Why CFOs are embracing Cloud, BU, CPM and ERP

18th August 2015

FSN writer Lesley Meall explores some of the details behind increased CFO acceptance of cloud-based software






Ask cloud software developers and industry analysts why business uptake of public cloud software is increasing and you may end up with a very long list. Data access from anywhere at anytime, closer to real time and more accurate financial analysis, better supply chain visibility and control, dwindling support for legacy systems, operational agility, less training required, and the scalability to match business growth are all popular. Then there are the ‘harder’ financial benefits, such as an end to costly software upgrades, reduced hardware and infrastructure costs, lower opportunity costs for access to mobile/social technology innovations, and reductions in the cost of implementations and administration. But what is behind the growing CFO acceptance of ‘on demand’ cloud-based software and services? 
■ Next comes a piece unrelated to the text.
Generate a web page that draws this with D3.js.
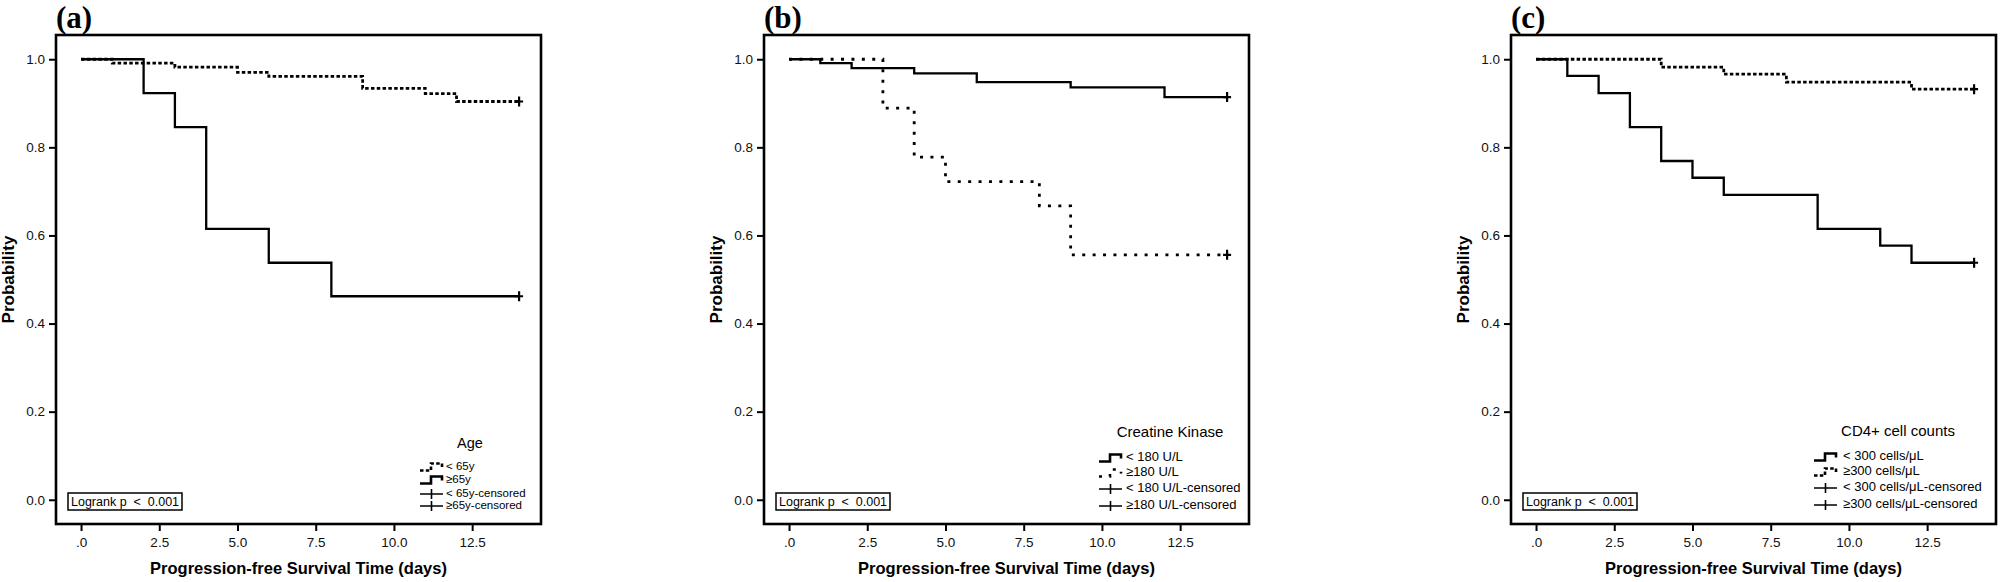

The changing roles of CFOs may be contributing. The Accenture report The CFO as architect of business value found finance chiefs increasingly accepting and exploiting digital technologies: with  85% of companies investing in cloud computing or ‘software as a service’, 82% in big data and analytics, and 65% in mobile. The Gartner Financial Executives International CFO Technology Study offers  insights into the transition roadmap and highlights increased use of cloud for budgeting/planning/forecasting, consolidation, and corporate/enterprise performance management (CPM/EPM). The Empowering Modern Finance study, conducted by Longitude Research, found that around two-thirds of executives have or are planning to adopt cloud-based systems for core financials and/or performance management. 

Many CPM/EMP providers are cloud natives that have emerged during the 21st century. However, their popularity and the spreading acceptance of cloud (even among CFOs) has prompted traditional vendors such as Oracle and Tagetik (with long histories in on-premise CPM and business intelligence; BI) to also offer ‘on-demand’ cloud deployments  – with some success. For example, during Q2 of FY 2015 Oracle gained 250 new customers for the Oracle ERP Cloud and the Oracle EPM cloud – and 150 of them were ‘net new’ and replacing their legacy solutions. “This growth reflects the investment we’ve made to build solutions that work together seamlessly in the cloud and that anticipate the needs of CFOs,” says Rondy Ng, senior vice president of application development at Oracle. 

BI and CPM specialist Tagetik announced record results for 2014, including 35% growth in revenue, 36% growth in cloud revenue and 115 new customers globally. Growing CFO acceptance of cloud helped Tagetik to plan for ‘significant global growth’ over the next year – and to refresh its corporate identity and logo. “It is important that our corporate identity conveys our passion and dedication to customer success and reflects what we do best: address the challenges and needs of modern finance organisations so that they can streamline processes, reduce risk and deliver tactical and strategic results,” says Manuel Vellutini, co-chief executive of Tagetik. The Italian heritage-inspired tagline ‘Performance with passion’ has been replaced with ‘We get finance. You get results’. 

The devil is in the detail. So what reasons do CFOs - who have or are in the process of implementing cloud-based systems for ERP or CPM/EPM - give for their leap into the cloud? Elaine Kitagawa, the CFO of the online learning company Lynda.com, which recently replaced its legacy systems with a cloud ERP says: “We are growing quickly and expanding internationally. Functionality and scalability were major factors in our decision.” Lynda.com also wanted an integrated cloud solution with a strong, cohesive and complete set of features, and it wanted to get that solution from a provider that understands the needs of fast-growing companies. “We selected Oracle for its superior analytics and reporting, and completeness of its offerings for our finance organisation,” says the CFO. 

The Australian day-hospitals group Nexus had a different set of reasons. It needed a post-acquisition CPM that could produce monthly management reports using models developed during due diligence. “Our hospitals all use different operational and financial applications, so I needed software that could very easily collect data from multiple systems, then consolidate and produce highly formatted reports,” says Steven Evans, Nexus CFO. Implementation speed was also a factor. “We ended up going live using the proof of concept model created for our executive and board reporting,” he says. Because Tagetik is available in the cloud, ‘go live’ was almost immediate, despite zero IT involvement. “The fact that the system works through Microsoft Excel enabled me to begin using it with virtually no training,” adds Evans. 

Of course, some CFOs will have other reasons for taking the public cloud route; some will choose different software developers as their companions on the journey. Just as some will have their own particular set of reasons for taking the (in-house or managed service) road to the ‘private cloud’, or opting for a mixed public cloud and private cloud hybrid. Earlier FSN articles have highlighted other perceived barriers to public cloud including (but not restricted to): concerns about levels of ‘integration’ between cloud applications and the associated data, hidden costs, lack of control, security and privacy fears, and technology assets that are not even approaching the end of their ‘useful life’. Acceptance of cloud may be growing among CFOs, but so is their awareness that cloud does not offer a ‘one size fits all’ solution.